Available data:
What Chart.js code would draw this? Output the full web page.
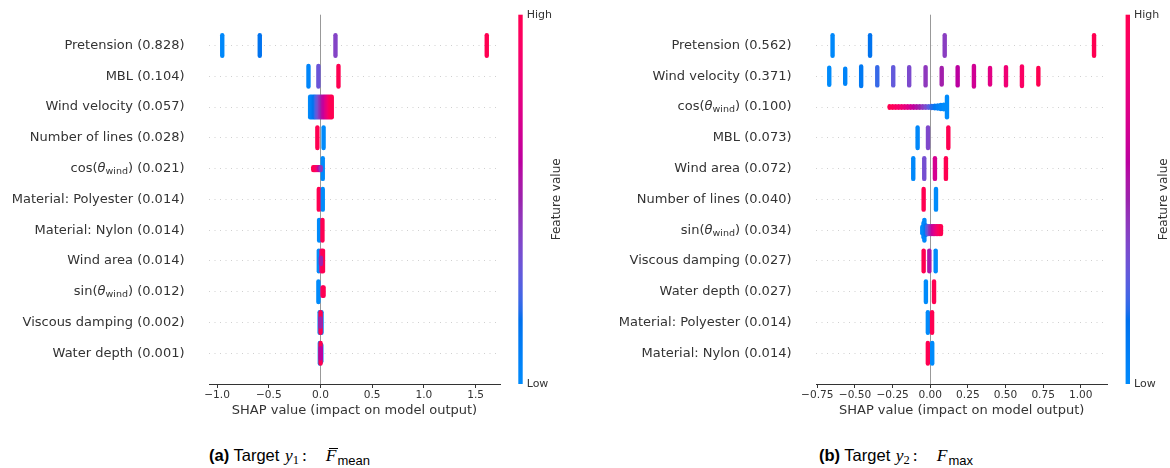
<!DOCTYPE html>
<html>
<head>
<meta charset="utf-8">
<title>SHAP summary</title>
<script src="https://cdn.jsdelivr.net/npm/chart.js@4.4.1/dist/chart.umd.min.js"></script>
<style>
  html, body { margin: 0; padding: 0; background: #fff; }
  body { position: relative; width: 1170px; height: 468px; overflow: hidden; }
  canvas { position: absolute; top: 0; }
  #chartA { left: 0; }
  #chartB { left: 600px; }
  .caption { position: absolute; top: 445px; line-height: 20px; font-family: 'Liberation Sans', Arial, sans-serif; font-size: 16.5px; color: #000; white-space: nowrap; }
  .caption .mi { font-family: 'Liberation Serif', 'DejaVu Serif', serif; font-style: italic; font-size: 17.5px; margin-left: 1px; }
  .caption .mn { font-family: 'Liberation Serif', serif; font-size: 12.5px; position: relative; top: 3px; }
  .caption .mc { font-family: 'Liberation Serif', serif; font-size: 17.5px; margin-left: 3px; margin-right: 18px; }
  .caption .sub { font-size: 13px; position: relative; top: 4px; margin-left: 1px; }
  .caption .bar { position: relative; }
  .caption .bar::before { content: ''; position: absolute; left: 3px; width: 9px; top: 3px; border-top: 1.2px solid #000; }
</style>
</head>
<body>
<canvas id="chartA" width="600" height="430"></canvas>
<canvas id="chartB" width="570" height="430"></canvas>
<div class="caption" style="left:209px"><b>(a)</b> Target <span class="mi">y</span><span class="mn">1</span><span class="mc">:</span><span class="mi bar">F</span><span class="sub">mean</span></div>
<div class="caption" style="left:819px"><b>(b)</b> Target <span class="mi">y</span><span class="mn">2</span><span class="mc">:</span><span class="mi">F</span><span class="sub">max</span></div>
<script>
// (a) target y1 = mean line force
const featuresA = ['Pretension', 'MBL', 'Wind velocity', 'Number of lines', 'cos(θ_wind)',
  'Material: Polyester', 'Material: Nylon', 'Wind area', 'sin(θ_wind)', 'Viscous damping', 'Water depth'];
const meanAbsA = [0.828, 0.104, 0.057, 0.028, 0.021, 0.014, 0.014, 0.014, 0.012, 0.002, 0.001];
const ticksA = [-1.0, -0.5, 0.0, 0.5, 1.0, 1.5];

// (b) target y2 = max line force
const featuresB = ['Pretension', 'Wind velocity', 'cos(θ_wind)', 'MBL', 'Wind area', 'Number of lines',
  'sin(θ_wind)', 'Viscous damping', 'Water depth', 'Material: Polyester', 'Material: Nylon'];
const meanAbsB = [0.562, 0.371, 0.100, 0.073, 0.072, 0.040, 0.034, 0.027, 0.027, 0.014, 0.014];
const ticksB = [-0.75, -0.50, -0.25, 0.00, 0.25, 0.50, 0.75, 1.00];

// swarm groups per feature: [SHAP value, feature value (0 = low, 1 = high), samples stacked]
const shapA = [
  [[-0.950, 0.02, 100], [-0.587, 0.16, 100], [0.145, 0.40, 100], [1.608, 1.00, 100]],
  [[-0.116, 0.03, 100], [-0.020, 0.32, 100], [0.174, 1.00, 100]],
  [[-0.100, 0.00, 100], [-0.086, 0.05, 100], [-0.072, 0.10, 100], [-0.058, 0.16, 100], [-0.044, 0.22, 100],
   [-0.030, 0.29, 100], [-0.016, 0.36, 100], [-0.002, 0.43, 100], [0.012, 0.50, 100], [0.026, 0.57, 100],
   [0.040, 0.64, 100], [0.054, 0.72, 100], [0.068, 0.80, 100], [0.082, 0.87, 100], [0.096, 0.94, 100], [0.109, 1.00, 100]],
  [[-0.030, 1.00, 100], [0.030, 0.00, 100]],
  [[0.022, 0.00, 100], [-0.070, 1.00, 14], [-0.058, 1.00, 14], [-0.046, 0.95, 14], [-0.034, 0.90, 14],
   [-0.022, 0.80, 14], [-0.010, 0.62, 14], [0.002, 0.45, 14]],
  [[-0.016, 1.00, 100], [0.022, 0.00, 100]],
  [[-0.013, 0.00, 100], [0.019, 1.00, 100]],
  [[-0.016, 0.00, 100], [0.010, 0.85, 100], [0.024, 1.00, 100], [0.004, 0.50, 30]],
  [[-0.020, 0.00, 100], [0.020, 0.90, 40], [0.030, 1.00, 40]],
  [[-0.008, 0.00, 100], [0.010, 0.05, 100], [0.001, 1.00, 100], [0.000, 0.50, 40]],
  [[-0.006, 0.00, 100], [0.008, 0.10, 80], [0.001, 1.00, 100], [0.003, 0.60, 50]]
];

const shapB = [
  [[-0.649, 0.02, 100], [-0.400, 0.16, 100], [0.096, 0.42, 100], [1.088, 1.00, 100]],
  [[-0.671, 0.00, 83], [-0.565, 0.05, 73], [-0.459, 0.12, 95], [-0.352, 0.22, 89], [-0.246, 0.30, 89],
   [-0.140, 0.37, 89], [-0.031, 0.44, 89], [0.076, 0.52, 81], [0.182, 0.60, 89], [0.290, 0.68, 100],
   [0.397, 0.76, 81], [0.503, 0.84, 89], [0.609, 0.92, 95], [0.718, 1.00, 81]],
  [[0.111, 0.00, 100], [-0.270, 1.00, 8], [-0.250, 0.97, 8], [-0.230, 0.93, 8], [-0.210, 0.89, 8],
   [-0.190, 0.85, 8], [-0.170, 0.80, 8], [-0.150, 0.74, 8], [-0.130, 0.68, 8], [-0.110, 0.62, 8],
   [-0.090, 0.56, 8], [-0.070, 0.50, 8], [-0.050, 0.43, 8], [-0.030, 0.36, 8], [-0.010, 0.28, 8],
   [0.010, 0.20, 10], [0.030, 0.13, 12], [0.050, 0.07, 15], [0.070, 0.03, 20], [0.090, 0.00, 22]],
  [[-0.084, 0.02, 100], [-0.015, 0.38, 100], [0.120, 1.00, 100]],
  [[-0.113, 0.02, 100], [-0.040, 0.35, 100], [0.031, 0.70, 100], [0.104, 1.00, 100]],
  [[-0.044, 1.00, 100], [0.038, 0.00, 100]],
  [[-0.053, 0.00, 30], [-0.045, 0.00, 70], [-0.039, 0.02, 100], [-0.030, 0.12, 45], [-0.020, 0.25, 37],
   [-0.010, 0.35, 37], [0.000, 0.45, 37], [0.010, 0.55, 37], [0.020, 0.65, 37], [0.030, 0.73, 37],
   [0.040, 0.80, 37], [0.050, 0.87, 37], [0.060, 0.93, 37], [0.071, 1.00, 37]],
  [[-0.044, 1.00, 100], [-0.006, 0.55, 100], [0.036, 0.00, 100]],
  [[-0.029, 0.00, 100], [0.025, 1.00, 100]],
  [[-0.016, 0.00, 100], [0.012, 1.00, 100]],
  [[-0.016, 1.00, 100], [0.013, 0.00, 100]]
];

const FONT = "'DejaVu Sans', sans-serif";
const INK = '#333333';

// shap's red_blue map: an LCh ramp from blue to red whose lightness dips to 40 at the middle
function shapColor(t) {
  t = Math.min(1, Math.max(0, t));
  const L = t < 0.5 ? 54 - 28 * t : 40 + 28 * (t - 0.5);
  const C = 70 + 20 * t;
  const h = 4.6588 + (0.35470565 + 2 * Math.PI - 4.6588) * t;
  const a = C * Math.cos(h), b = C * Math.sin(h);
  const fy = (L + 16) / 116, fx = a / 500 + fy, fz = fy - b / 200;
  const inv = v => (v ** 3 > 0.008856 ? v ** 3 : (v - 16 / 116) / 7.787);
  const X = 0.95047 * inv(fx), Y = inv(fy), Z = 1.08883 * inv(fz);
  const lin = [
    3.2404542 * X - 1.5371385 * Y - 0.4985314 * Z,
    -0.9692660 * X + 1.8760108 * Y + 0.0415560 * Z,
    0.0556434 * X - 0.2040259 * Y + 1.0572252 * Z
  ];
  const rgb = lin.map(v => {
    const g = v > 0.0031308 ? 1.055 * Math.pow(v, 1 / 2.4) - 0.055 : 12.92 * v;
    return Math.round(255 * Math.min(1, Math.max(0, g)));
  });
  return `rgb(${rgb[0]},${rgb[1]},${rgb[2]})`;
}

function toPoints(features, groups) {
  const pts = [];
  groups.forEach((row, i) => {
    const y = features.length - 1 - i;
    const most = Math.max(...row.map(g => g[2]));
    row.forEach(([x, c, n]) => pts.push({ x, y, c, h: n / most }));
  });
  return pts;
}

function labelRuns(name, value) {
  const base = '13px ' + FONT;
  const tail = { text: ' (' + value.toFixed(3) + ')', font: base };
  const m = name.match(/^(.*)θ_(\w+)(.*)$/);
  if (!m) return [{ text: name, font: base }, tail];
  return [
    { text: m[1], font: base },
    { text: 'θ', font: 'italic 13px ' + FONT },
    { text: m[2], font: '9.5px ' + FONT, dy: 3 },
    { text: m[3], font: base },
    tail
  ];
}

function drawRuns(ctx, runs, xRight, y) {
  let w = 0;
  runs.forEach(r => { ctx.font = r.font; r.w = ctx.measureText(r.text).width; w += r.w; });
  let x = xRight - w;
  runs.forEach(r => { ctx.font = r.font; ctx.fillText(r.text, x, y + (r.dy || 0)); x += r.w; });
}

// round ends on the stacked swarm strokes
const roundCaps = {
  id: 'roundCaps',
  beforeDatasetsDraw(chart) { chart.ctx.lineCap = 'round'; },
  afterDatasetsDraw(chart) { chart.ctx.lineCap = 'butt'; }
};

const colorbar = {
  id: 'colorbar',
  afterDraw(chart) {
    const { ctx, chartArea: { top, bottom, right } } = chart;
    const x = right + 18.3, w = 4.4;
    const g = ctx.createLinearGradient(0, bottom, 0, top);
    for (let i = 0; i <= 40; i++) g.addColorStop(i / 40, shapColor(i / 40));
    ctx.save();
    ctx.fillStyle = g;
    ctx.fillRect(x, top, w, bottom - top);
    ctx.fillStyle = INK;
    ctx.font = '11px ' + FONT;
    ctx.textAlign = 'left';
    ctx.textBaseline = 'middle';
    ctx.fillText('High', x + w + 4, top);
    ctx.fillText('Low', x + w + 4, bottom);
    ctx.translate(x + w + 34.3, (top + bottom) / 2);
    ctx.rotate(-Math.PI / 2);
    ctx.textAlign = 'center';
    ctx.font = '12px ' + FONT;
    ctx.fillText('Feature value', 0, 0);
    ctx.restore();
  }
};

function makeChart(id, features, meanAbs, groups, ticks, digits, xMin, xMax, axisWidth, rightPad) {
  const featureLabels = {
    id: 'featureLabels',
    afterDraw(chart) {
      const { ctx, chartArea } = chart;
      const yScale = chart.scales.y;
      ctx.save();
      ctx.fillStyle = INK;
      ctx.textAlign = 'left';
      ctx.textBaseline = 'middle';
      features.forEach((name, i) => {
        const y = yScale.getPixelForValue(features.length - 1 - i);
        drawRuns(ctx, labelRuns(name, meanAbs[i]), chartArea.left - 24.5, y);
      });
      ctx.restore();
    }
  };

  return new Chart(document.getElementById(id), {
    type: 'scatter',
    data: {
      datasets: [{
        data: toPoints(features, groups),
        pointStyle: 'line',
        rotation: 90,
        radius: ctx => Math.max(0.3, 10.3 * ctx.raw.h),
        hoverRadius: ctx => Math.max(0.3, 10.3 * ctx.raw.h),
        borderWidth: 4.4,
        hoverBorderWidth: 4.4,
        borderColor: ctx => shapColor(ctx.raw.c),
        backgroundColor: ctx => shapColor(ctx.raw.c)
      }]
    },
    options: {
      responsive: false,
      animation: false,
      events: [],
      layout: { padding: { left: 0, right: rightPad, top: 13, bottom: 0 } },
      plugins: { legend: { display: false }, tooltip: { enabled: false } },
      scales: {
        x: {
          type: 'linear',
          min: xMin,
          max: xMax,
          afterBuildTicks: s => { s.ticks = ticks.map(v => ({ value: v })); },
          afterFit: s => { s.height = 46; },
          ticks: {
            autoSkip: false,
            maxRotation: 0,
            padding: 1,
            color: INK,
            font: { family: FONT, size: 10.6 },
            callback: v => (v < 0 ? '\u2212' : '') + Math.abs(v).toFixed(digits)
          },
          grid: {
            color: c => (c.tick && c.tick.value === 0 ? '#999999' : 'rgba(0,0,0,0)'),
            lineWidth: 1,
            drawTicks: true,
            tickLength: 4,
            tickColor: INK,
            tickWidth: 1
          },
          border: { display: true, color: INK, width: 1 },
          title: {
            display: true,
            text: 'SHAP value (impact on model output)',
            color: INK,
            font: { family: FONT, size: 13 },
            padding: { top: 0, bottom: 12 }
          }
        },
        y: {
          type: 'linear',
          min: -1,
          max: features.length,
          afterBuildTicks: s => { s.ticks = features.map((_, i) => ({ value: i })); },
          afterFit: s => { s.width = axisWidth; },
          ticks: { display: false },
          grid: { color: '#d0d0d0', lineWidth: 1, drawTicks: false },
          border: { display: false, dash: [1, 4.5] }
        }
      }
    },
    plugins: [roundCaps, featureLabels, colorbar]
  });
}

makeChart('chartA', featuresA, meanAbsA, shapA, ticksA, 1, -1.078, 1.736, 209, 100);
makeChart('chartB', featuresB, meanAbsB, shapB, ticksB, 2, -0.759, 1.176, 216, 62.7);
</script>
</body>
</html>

Problem description: Reproduce only the lines from the beginning of the data through the line that contains "const ticksA = [-1.0, -0.5, 0.0, 0.5, 1.0, 1.5];", both included, and please drop the pictures.

Problem solution:
What Chart.js code would draw this? Output the full web page.
<!DOCTYPE html>
<html>
<head>
<meta charset="utf-8">
<title>SHAP summary</title>
<script src="https://cdn.jsdelivr.net/npm/chart.js@4.4.1/dist/chart.umd.min.js"></script>
<style>
  html, body { margin: 0; padding: 0; background: #fff; }
  body { position: relative; width: 1170px; height: 468px; overflow: hidden; }
  canvas { position: absolute; top: 0; }
  #chartA { left: 0; }
  #chartB { left: 600px; }
  .caption { position: absolute; top: 445px; line-height: 20px; font-family: 'Liberation Sans', Arial, sans-serif; font-size: 16.5px; color: #000; white-space: nowrap; }
  .caption .mi { font-family: 'Liberation Serif', 'DejaVu Serif', serif; font-style: italic; font-size: 17.5px; margin-left: 1px; }
  .caption .mn { font-family: 'Liberation Serif', serif; font-size: 12.5px; position: relative; top: 3px; }
  .caption .mc { font-family: 'Liberation Serif', serif; font-size: 17.5px; margin-left: 3px; margin-right: 18px; }
  .caption .sub { font-size: 13px; position: relative; top: 4px; margin-left: 1px; }
  .caption .bar { position: relative; }
  .caption .bar::before { content: ''; position: absolute; left: 3px; width: 9px; top: 3px; border-top: 1.2px solid #000; }
</style>
</head>
<body>
<canvas id="chartA" width="600" height="430"></canvas>
<canvas id="chartB" width="570" height="430"></canvas>
<div class="caption" style="left:209px"><b>(a)</b> Target <span class="mi">y</span><span class="mn">1</span><span class="mc">:</span><span class="mi bar">F</span><span class="sub">mean</span></div>
<div class="caption" style="left:819px"><b>(b)</b> Target <span class="mi">y</span><span class="mn">2</span><span class="mc">:</span><span class="mi">F</span><span class="sub">max</span></div>
<script>
// (a) target y1 = mean line force
const featuresA = ['Pretension', 'MBL', 'Wind velocity', 'Number of lines', 'cos(θ_wind)',
  'Material: Polyester', 'Material: Nylon', 'Wind area', 'sin(θ_wind)', 'Viscous damping', 'Water depth'];
const meanAbsA = [0.828, 0.104, 0.057, 0.028, 0.021, 0.014, 0.014, 0.014, 0.012, 0.002, 0.001];
const ticksA = [-1.0, -0.5, 0.0, 0.5, 1.0, 1.5];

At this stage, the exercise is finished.